Well, President Obama suggested today that the GOP field has enough candidates to try it out.
“I've lost count how many Republicans are running for this job. They'll have enough for an actual 'Hunger Games,'” Obama joked during a speech in LaCrosse, Wisconsin.
The president was in Wisconsin to outline a proposal to update a Department of Labor rule that would giving some 5 million Americans a pay raise through raising the threshold for employees required to receive overtime pay. But the speech also became one of the president’s most aggressive offensives yet against the Republican 2016 field.
The president called the GOP field of presidential hopefuls “an interesting bunch” and said that while they are good people, their ideas are bad. He even compared them to the sort of wacky “Uncle Harry” who joins the family for Thanksgiving dinner.
“You still love him, he's still a member of your family, right? But you've got to correct him, you don't want to put him in charge of stuff. That's all I'm saying,” he said.

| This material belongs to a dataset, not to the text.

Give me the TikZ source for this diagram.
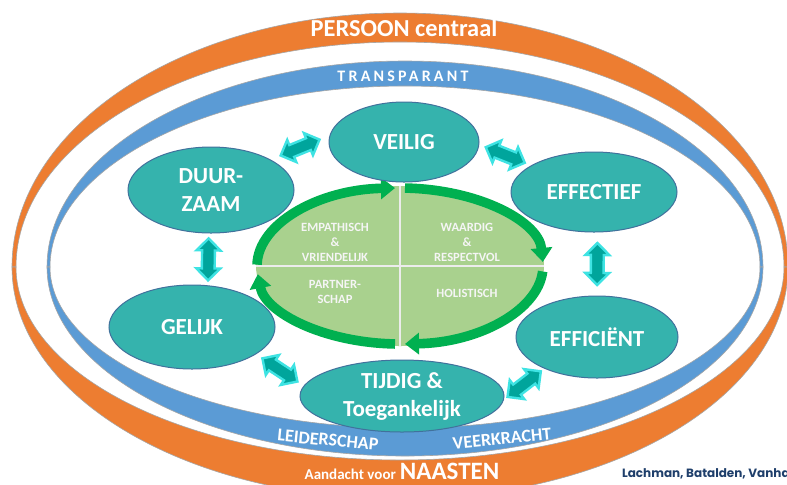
\documentclass[tikz,border=0pt]{standalone}
\usepackage{fontspec}
\setmainfont{Carlito}
\newfontfamily\bronfont{Poppins}
\usepackage{tikz}
\usetikzlibrary{shapes.geometric,shapes.arrows,arrows.meta}

\definecolor{oranje}{HTML}{ED7D31}
\definecolor{blauw}{HTML}{5B9BD5}
\definecolor{kerngroen}{HTML}{35B3AD}
\definecolor{rand}{HTML}{41719C}
\definecolor{groen}{HTML}{00B050}
\definecolor{lichtgroen}{HTML}{A9D18E}
\definecolor{pijl}{HTML}{00A59C}
\definecolor{pijlrand}{HTML}{3EE3E3}
\definecolor{navy}{HTML}{1F3F6B}

\tikzset{
 kern/.style={ellipse, fill=kerngroen, draw=rand, line width=0.5pt, text=white, inner sep=0pt,
   align=center, font=\bfseries\fontsize{11.5}{14}\selectfont},
 dpijl/.style={double arrow, fill=pijl, draw=pijlrand, line width=1.2pt, inner xsep=0pt, inner ysep=2.6pt,
   double arrow head extend=2.8pt, minimum height=21pt},
 ring/.style={groen, line width=4.8pt, -{Triangle[length=7pt,width=10.5pt]}},
 band/.style={draw=black!35, line width=0.3pt},
 kwadrant/.style={text=white!92!gray, align=center, font=\bfseries\fontsize{6.3}{7.5}\selectfont},
 bandtekst/.style={text=white, font=\bfseries\fontsize{9}{10}\selectfont}
}

\begin{document}
\begin{tikzpicture}[x=0.5pt, y=-0.5pt]
 \useasboundingbox (0,0) rectangle (787,484);
 \clip (0,0) rectangle (787,484);
 \fill[white] (0,0) rectangle (787,484);

 %outer band
 \fill[oranje, band] (12,267) arc[start angle=180, end angle=360, x radius=388, y radius=254]
     -- (784,267) arc[start angle=0, end angle=-180, x radius=384, y radius=225] -- cycle;
 \fill[oranje, band] (12,267) arc[start angle=180, end angle=0, x radius=388, y radius=232]
     -- (784,267) arc[start angle=0, end angle=180, x radius=384, y radius=193] -- cycle;
 %inner band
 \fill[blauw, band] (47,267) arc[start angle=180, end angle=360, x radius=358, y radius=206]
     -- (760,267) arc[start angle=0, end angle=-180, x radius=355, y radius=181] -- cycle;
 \fill[blauw, band] (47,267) arc[start angle=180, end angle=0, x radius=358, y radius=189]
     -- (760,267) arc[start angle=0, end angle=180, x radius=355, y radius=161] -- cycle;

 \node[bandtekst, font=\bfseries\fontsize{12.2}{14}\selectfont] (persoon) at (404,28) {PERSOON centraal};
 \node[bandtekst, font=\bfseries\fontsize{8}{9}\selectfont\addfontfeatures{LetterSpace=20}] (transparant) at (403,76) {TRANSPARANT};
 \node[bandtekst, rotate=-5.5] (leiderschap) at (328,440) {LEIDERSCHAP};
 \node[bandtekst, rotate=5.8] (veerkracht) at (502,439) {VEERKRACHT};
 \node[bandtekst, anchor=base, inner sep=0pt] (naasten) at (402,479)
   {{\fontsize{7.5}{9}\selectfont Aandacht voor} {\fontsize{12.5}{14}\selectfont NAASTEN}};
 \node[anchor=base west, text=navy, font=\bronfont\bfseries\fontsize{6}{7}\selectfont] (bron) at (615,477)
   {Lachman, Batalden, Vanhaecht};

 %centre
 \node[ellipse, fill=lichtgroen, minimum width=144pt, minimum height=80pt, inner sep=0pt] (midden) at (400,266) {};
 \draw[white!85!gray, line width=1pt] (midden.north) -- (midden.south);
 \draw[white!85!gray, line width=1pt] (midden.west) -- (midden.east);
 \foreach \van/\tot in {181/268, 272/357, 4/88, 92/174} {
   \draw[ring] (midden.center) ++(\van:143 and 78) arc[start angle=\van, end angle=\tot, x radius=143, y radius=78];
 }
 \node[kwadrant] (empathisch) at (335,242) {EMPATHISCH\\\&\\VRIENDELIJK};
 \node[kwadrant] (waardig) at (467,242) {WAARDIG\\\&\\RESPECTVOL};
 \node[kwadrant] (partner) at (335,292) {PARTNER-\\SCHAP};
 \node[kwadrant] (holistisch) at (467,293) {HOLISTISCH};

 %domains
 \foreach \naam/\x/\y/\b/\h/\tekst in {veilig/404/142/75/40/VEILIG,
     duurzaam/211/190/83/43/{DUUR-\\ZAAM}, effectief/594/192/83/40/EFFECTIEF,
     gelijk/192/327/83/42/GELIJK, efficient/597/337/81/41/EFFICIËNT,
     tijdig/402/396/102/36/{TIJDIG \&\\Toegankelijk}} {
   \node[kern, minimum width=\b pt, minimum height=\h pt] (\naam) at (\x,\y) {\tekst};
 }

 %arrows
 \foreach \van/\tot in {duurzaam.27/veilig.175, veilig.-2/effectief.157, effectief.-85/efficient.90,
     efficient.211/tijdig.-2, tijdig.174/gelijk.-23, gelijk.69/duurzaam.-93} {
   \path (\van) -- (\tot) node[dpijl, midway, sloped] {};
 }
\end{tikzpicture}
\end{document}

The president also directly dinged Wisconsin Gov. Scott Walker, who filed today with the Federal Election Commission as a presidential candidate, ahead of an official campaign launch on July 13.

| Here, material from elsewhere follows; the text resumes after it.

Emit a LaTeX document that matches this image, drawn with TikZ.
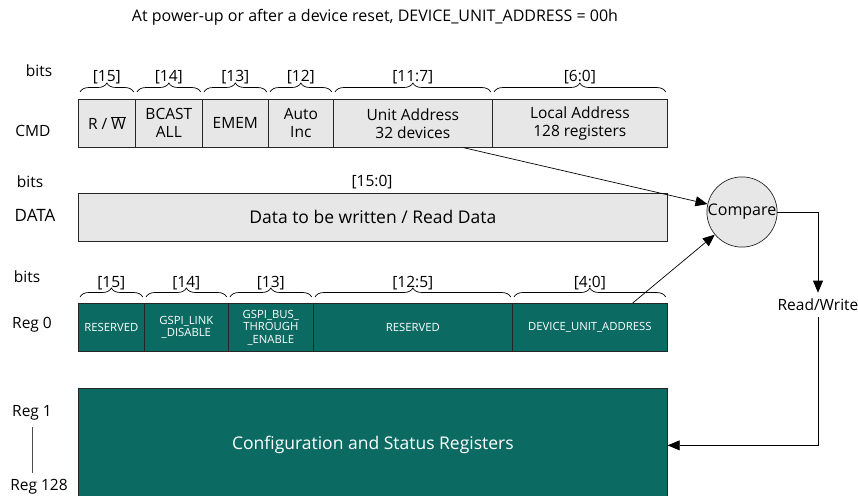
\documentclass[tikz,border=0pt]{standalone}
\usepackage{fontspec}
\setmainfont{Open Sans}
\usetikzlibrary{arrows.meta,decorations.pathreplacing}
\definecolor{fieldgray}{RGB}{231,231,231}
\definecolor{regteal}{RGB}{11,107,99}

\begin{document}
\begin{tikzpicture}[x=1pt,y=-1pt, line width=0.7pt,
        field/.style={draw=black!85, fill=fieldgray, minimum height=48pt, inner sep=0pt, align=center, anchor=north west, font=\fontsize{15.5}{18}\selectfont},
        regfield/.style={draw=black!85, fill=regteal, text=white, minimum height=48pt, inner sep=0pt, align=center, anchor=north west, font=\fontsize{11.3}{12.5}\selectfont},
        lbl/.style={font=\fontsize{15.5}{18}\selectfont},
        bitbrace/.style={decorate, decoration={brace, amplitude=9pt}},
        arr/.style={-{Stealth[length=12pt,width=10pt,inset=0pt]}}]
    \useasboundingbox (0,0) rectangle (858,495);
    \node[font=\fontsize{16}{19}\selectfont] (title) at (375,17) {At power-up or after a device reset, DEVICE\_UNIT\_ADDRESS = 00h};

    % command word
    \node[lbl] (bitsa) at (39,71) {bits};
    \node[lbl] (cmdlbl) at (33,131) {CMD};
    \node[field, minimum width=57pt] (rnw) at (78,99) {R / $\overline{\hbox{W}}$};
    \node[field, minimum width=67pt] (bcast) at (135,99) {BCAST\\ALL};
    \node[field, minimum width=66pt] (emem) at (202,99) {EMEM};
    \node[field, minimum width=65pt] (autoinc) at (268,99) {Auto\\Inc};
    \node[field, minimum width=159pt] (unitaddr) at (333,99) {Unit Address\\32 devices};
    \node[field, minimum width=175pt] (localaddr) at (492,99) {Local Address\\128 registers};
    \draw[bitbrace] ([xshift=2pt,yshift=7pt]rnw.north west) -- ([xshift=-2pt,yshift=7pt]rnw.north east) node[midway, above=4pt, lbl] {[15]};
    \draw[bitbrace] ([xshift=2pt,yshift=7pt]bcast.north west) -- ([xshift=-2pt,yshift=7pt]bcast.north east) node[midway, above=4pt, lbl] {[14]};
    \draw[bitbrace] ([xshift=2pt,yshift=7pt]emem.north west) -- ([xshift=-2pt,yshift=7pt]emem.north east) node[midway, above=4pt, lbl] {[13]};
    \draw[bitbrace] ([xshift=2pt,yshift=7pt]autoinc.north west) -- ([xshift=-2pt,yshift=7pt]autoinc.north east) node[midway, above=4pt, lbl] {[12]};
    \draw[bitbrace] ([xshift=2pt,yshift=7pt]unitaddr.north west) -- ([xshift=-2pt,yshift=7pt]unitaddr.north east) node[midway, above=4pt, lbl] {[11:7]};
    \draw[bitbrace] ([xshift=2pt,yshift=7pt]localaddr.north west) -- ([xshift=-2pt,yshift=7pt]localaddr.north east) node[midway, above=4pt, lbl] {[6:0]};

    % data word
    \node[lbl] (bitsb) at (30,182) {bits};
    \node[lbl, font=\fontsize{17}{20}\selectfont] (datalbl) at (35,215) {DATA};
    \node[field, minimum width=589pt, font=\fontsize{17.5}{20}\selectfont] (data) at (78,193) {Data to be written / Read Data};
    \node[lbl] (databits) at (372,182) {[15:0]};

    % register 0
    \node[lbl] (bitsc) at (27,277) {bits};
    \node[lbl] (reg0lbl) at (32,325) {Reg 0};
    \node[regfield, minimum width=66pt] (resvd) at (78,303) {RESERVED};
    \node[regfield, minimum width=84pt] (linkdis) at (144,303) {GSPI\_LINK\\\_DISABLE};
    \node[regfield, minimum width=85pt] (busthru) at (228,303) {GSPI\_BUS\_\\THROUGH\\\_ENABLE};
    \node[regfield, minimum width=199pt] (resvdb) at (313,303) {RESERVED};
    \node[regfield, minimum width=155pt] (devaddr) at (512,303) {DEVICE\_UNIT\_ADDRESS};
    \draw[bitbrace] ([xshift=2pt,yshift=6pt]resvd.north west) -- ([xshift=-2pt,yshift=6pt]resvd.north east) node[midway, above=3pt, lbl] {[15]};
    \draw[bitbrace] ([xshift=2pt,yshift=6pt]linkdis.north west) -- ([xshift=-2pt,yshift=6pt]linkdis.north east) node[midway, above=3pt, lbl] {[14]};
    \draw[bitbrace] ([xshift=2pt,yshift=6pt]busthru.north west) -- ([xshift=-2pt,yshift=6pt]busthru.north east) node[midway, above=3pt, lbl] {[13]};
    \draw[bitbrace] ([xshift=2pt,yshift=6pt]resvdb.north west) -- ([xshift=-2pt,yshift=6pt]resvdb.north east) node[midway, above=3pt, lbl] {[12:5]};
    \draw[bitbrace] ([xshift=2pt,yshift=6pt]devaddr.north west) -- ([xshift=-2pt,yshift=6pt]devaddr.north east) node[midway, above=3pt, lbl] {[4:0]};

    % registers 1 to 128
    \node[lbl] (reg1lbl) at (32,413) {Reg 1};
    \node[lbl] (reg128lbl) at (39,487) {Reg 128};
    \draw[black!70] ([yshift=-3pt]reg1lbl.south) -- ([yshift=3pt]reg1lbl.south |- reg128lbl.north);
    \node[regfield, minimum width=589pt, minimum height=114pt, font=\fontsize{17.5}{20}\selectfont] (cfg) at (78,388) {Configuration and Status Registers};

    % compare logic
    \node[circle, draw=black!85, fill=fieldgray, minimum size=70pt, inner sep=0pt, font=\fontsize{16}{19}\selectfont] (cmp) at (742,212) {Compare};
    \node[lbl, inner sep=6pt] (rwsel) at (818,305) {Read/Write};
    \draw[arr] ([xshift=-29pt]unitaddr.south east) -- (cmp);
    \draw[arr] ([xshift=-35pt]devaddr.north east) -- (cmp);
    \draw[arr] (cmp.east) -| (rwsel.north);
    \draw[arr] (rwsel.south) |- (cfg.east);
\end{tikzpicture}
\end{document}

Without mentioning directly Walker by name, Obama took a swing at the governor’s policies in the state he was addressing.
“We've seen what happens when top-down economics meets the real world,” Obama said. “We've got proof right here in Wisconsin. You had a statewide fair pay law that was repealed. Your right to organize and bargain collectively was attacked, per student education funding was cut, your minimum wage has been stuck in place.”
On the topic of his new overtime pay policy, President Obama said it will ensure that people are getting a "fair day's pay" for "a hard day's work."
"It's one of the single most important steps we can take to help grow middle-class wages," Obama said. "It's going to give as many as 5 million Americans, including 80,000 folks right here in Wisconsin, the overtime protections they deserve. It's the right thing to do. The right thing to do."
Under the new rule, employers will be required to pay employees earning less than $50,440 time-and-a-half when their work week exceeds 40 hours, up from the current threshold of $23,660.